Which of the following, if true, most helps to explain the disproportionate increase in computer complaints?

(A) Comfort Airlines had more flight last year than the year before.
(B) Last year a single period usually bad weather caused a large number of flights to be delayed.
(C) Some of the improvements that Comfort Airlines made in its service were required by new government regulations.
(D) The average length of flight delay was greater last year than it was the year before.
(E) The average number of passengers per flight was no higher last year than the year before.
Fact 1: Comfort Airlines had twice as many delayed flights as the year before.
Fact 2: The number of complaints from passengers about delayed flights went up three times.

The correct answer must explain why the number of complaints TRIPLED, even though the number of delayed flights only DOUBLED.

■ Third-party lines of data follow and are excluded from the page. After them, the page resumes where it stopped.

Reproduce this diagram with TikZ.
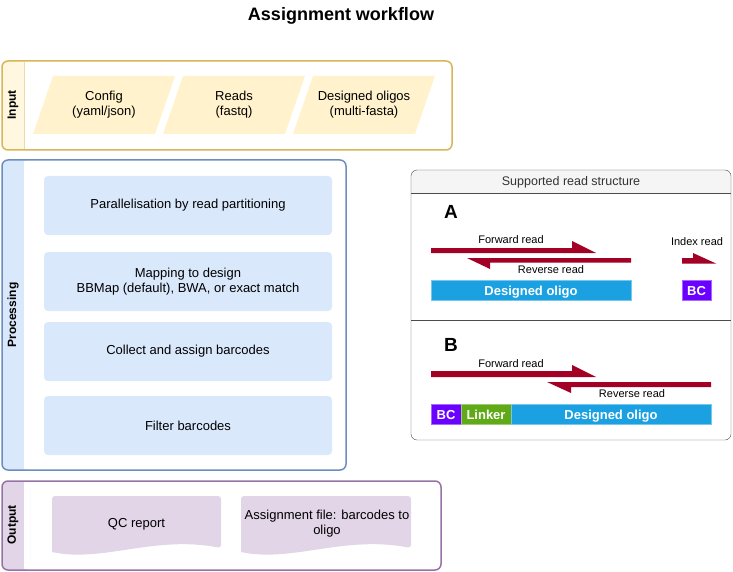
\documentclass[tikz,border=0pt]{standalone}
\usepackage{fontspec}
\setmainfont{Liberation Sans}
\usetikzlibrary{positioning}
\definecolor{inyel}{HTML}{D6B656}
\definecolor{inyelf}{HTML}{FFF2CC}
\definecolor{problue}{HTML}{6C8EBF}
\definecolor{problf}{HTML}{DAE8FC}
\definecolor{outpur}{HTML}{9673A6}
\definecolor{outpf}{HTML}{E1D5E7}
\definecolor{oligo}{HTML}{1BA1E2}
\definecolor{bcvio}{HTML}{6A00FF}
\definecolor{linkgr}{HTML}{60A917}
\definecolor{readred}{HTML}{A20025}
\tikzset{
	lane/.style={draw=#1, line width=1.5pt, rounded corners=6pt},
	lanetitle/.style={rotate=90, font=\bfseries\fontsize{12}{14}\selectfont},
	procstep/.style={fill=problf, rounded corners=4pt, minimum width=288pt, minimum height=59pt, align=center, font=\fontsize{13}{15}\selectfont},
	filetext/.style={align=center, font=\fontsize{13}{15}\selectfont},
	doctext/.style={align=center, font=\fontsize{13}{15}\selectfont},
	segment/.style={draw=#1!60!white, fill=#1, text=white, font=\bfseries\fontsize{13}{15}\selectfont, inner sep=0pt, minimum height=20pt, text height=11pt, text depth=0pt},
	readlbl/.style={font=\fontsize{11}{13}\selectfont},
	read/.style={fill=readred}
}
\begin{document}
\begin{tikzpicture}[x=1pt,y=-1pt]
\useasboundingbox (0,0) rectangle (733,572);
\node[font=\bfseries\fontsize{18}{21}\selectfont] (title) at (341,16) {Assignment workflow};

% input lane
\fill[inyelf!60!white, rounded corners=6pt] (2,61) rectangle (30,150);
\fill[white] (24,62) rectangle (30,149);
\draw[lane=inyel] (2,61) rectangle (452,150);
\draw[inyel!50!white] (24,62) -- (24,149);
\node[lanetitle] (inlbl) at (13,105) {Input};
\foreach \xa in {33,163,293}
	\fill[inyelf] (\xa+20,76) -- (\xa+142,76) -- (\xa+122,134) -- (\xa,134) -- cycle;
\node[filetext] (config) at (104,105) {Config\\(yaml/json)};
\node[filetext] (reads) at (234,105) {Reads\\(fastq)};
\node[filetext] (oligos) at (364,105) {Designed oligos\\(multi-fasta)};

% processing lane
\fill[problf, rounded corners=6pt] (2,160) rectangle (30,470);
\fill[white] (24,161) rectangle (30,469);
\draw[lane=problue] (2,160) rectangle (346,470);
\node[lanetitle] (prolbl) at (13,315) {Processing};
\node[procstep] (partition) at (188,205.5) {Parallelisation by read partitioning};
\node[procstep] (mapping) at (188,281.5) {Mapping to design\\BBMap (default), BWA, or exact match};
\node[procstep] (collect) at (188,351.5) {Collect and assign barcodes};
\node[procstep] (filter) at (188,425.5) {Filter barcodes};

% output lane
\fill[outpf, rounded corners=6pt] (2,481) rectangle (30,570);
\fill[white] (24,482) rectangle (30,569);
\draw[lane=outpur] (2,481) rectangle (441,570);
\node[lanetitle] (outlbl) at (13,525) {Output};
\foreach \xa/\xb in {52/221, 241/411}
	\fill[outpf, rounded corners=3pt] (\xa,555) -- (\xa,496) -- (\xb,496) -- (\xb,548)
		[sharp corners] .. controls ({\xa+0.6*(\xb-\xa)},535) and ({\xa+0.3*(\xb-\xa)},563) .. (\xa,552) -- cycle;
\node[doctext] (qc) at (136.5,524) {QC report};
\node[doctext] (assign) at (327,524) {Assignment file: barcodes to\\oligo};

% read structure panel
\fill[black!4, rounded corners=6pt] (411,170) rectangle (731,200);
\fill[white] (412,193) rectangle (730,200);
\draw[black!70, rounded corners=6pt] (411,170) rectangle (731,440);
\draw[black!70] (411,193) -- (731,193);
\draw[black!70] (411,320) -- (731,320);
\node[font=\fontsize{12.5}{14}\selectfont, text=black!80] (panel) at (571,182) {Supported read structure};
\node[font=\bfseries\fontsize{19}{21}\selectfont] (lblA) at (451,212) {A};
\node[font=\bfseries\fontsize{19}{21}\selectfont] (lblB) at (451,345) {B};

% A
\fill[read] (431,248) -- (572,248) -- (572,241) -- (596,253) -- (431,253) -- cycle;
\fill[read] (631,258) -- (631,262.5) -- (490,262.5) -- (490,269) -- (467,258) -- cycle;
\fill[read] (682,258) -- (693,258) -- (693,253) -- (716,263.5) -- (682,263.5) -- cycle;
\node[readlbl] (fwdA) at (511,240) {Forward read};
\node[readlbl] (revA) at (551,270) {Reverse read};
\node[readlbl] (idxA) at (697,242) {Index read};
\node[segment=oligo, minimum width=200pt] (oligoA) at (531,290) {Designed oligo};
\node[segment=bcvio, minimum width=29pt] (bcA) at (696.5,290) {BC};

% B
\fill[read] (431,371) -- (572,371) -- (572,365) -- (596,377) -- (431,377) -- cycle;
\fill[read] (711,382) -- (711,387) -- (571,387) -- (571,393) -- (547,382) -- cycle;
\node[readlbl] (fwdB) at (511,364) {Forward read};
\node[readlbl] (revB) at (632,394) {Reverse read};
\node[segment=bcvio, minimum width=30pt] (bcB) at (446,414) {BC};
\node[segment=linkgr, minimum width=50pt] (linker) at (486,414) {Linker};
\node[segment=oligo, minimum width=200pt] (oligoB) at (611,414) {Designed oligo};
\end{tikzpicture}
\end{document}
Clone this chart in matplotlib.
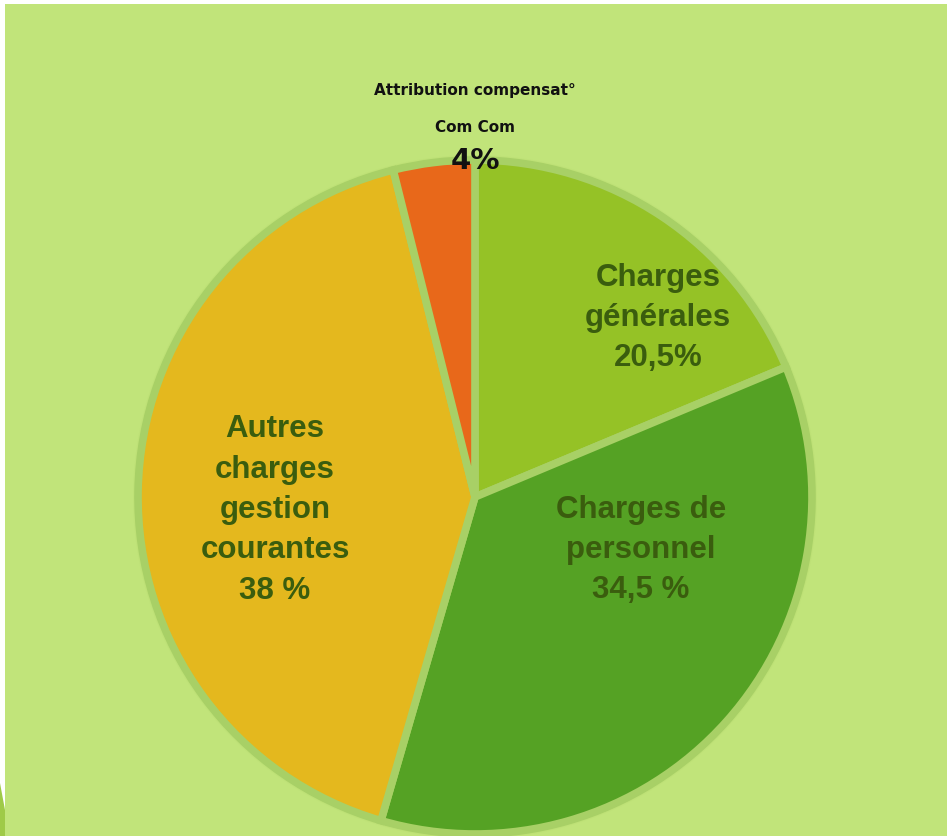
import matplotlib.pyplot as plt
import matplotlib.patches as patches

# Data
labels = ["Charges\ngénérales\n20,5%", "Charges de\npersonnel\n34,5 %",
          "Autres\ncharges\ngestion\ncourantes\n38 %", ""]
values = [18.7, 35.8, 41.6, 3.9]
colors = ['#95c226', '#55a224', '#e4b81e', '#e8681a']
label_pos = [(658, 318), (641, 550), (275, 510)]

W, H = 947, 836
bg = '#c1e47a'
txt = '#3a5d0e'

fig = plt.figure(figsize=(W / 100, H / 100), dpi=100, facecolor='white')
ax = fig.add_axes([0, 0, 1, 1])

# background panel (white strip on top/left)
ax.add_patch(patches.Rectangle((5, 0), W - 5, H - 4, facecolor=bg, edgecolor='none', zorder=0))
ax.add_patch(patches.Polygon([(0, H - 783), (5, H - 810), (5, 0), (0, 0)],
                             closed=True, facecolor='#9fca48', edgecolor='none', zorder=0))

cx, cy, r = 475, H - 497, 337

# soft shadow
for k, a in [(5, 0.15), (3, 0.25)]:
    ax.add_patch(patches.Circle((cx, cy), r + k, facecolor='#aed265', edgecolor='none', alpha=a, zorder=1))

wedges, _ = ax.pie(values, colors=colors, startangle=90, counterclock=False,
                   center=(cx, cy), radius=r,
                   wedgeprops=dict(edgecolor='#a8d066', linewidth=5.5))
for w in wedges:
    w.set_zorder(2)

for lab, (x, y) in zip(labels, label_pos):
    ax.text(x, H - y, lab, ha='center', va='center', fontsize=22.5, fontweight='bold',
            family='Liberation Sans', color=txt, linespacing=1.45, zorder=3)

ax.text(475, H - 90, "Attribution compensat°", ha='center', va='center', fontsize=11,
        fontweight='bold', family='DejaVu Sans', color='#111111', zorder=3)
ax.text(475, H - 128, "Com Com", ha='center', va='center', fontsize=11,
        fontweight='bold', family='DejaVu Sans', color='#111111', zorder=3)
ax.text(475, H - 161, "4%", ha='center', va='center', fontsize=21,
        fontweight='bold', family='DejaVu Sans', color='#111111', zorder=3)

ax.set_xlim(0, W)
ax.set_ylim(0, H)
ax.set_aspect('auto')
ax.axis('off')

fig.savefig('out.png', dpi=100, facecolor='white')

D: The average length of flight delay was greater last year than it was the year before.
Here, last year's delays were LONGER than the previous year's, explaining why complaints about delays tripled, even though the number of delays only doubled.

The correct answer is D.

A: Comfort Airlines had more flights last year than the year before.
Since the argument is only about DELAYED flights, the total number of flights is irrelevant.
It is given as a premise that the number of delayed flights doubled.
Option A does not explain why a doubling in the number of delayed flights led to a tripling in the number of complaints.
Eliminate A.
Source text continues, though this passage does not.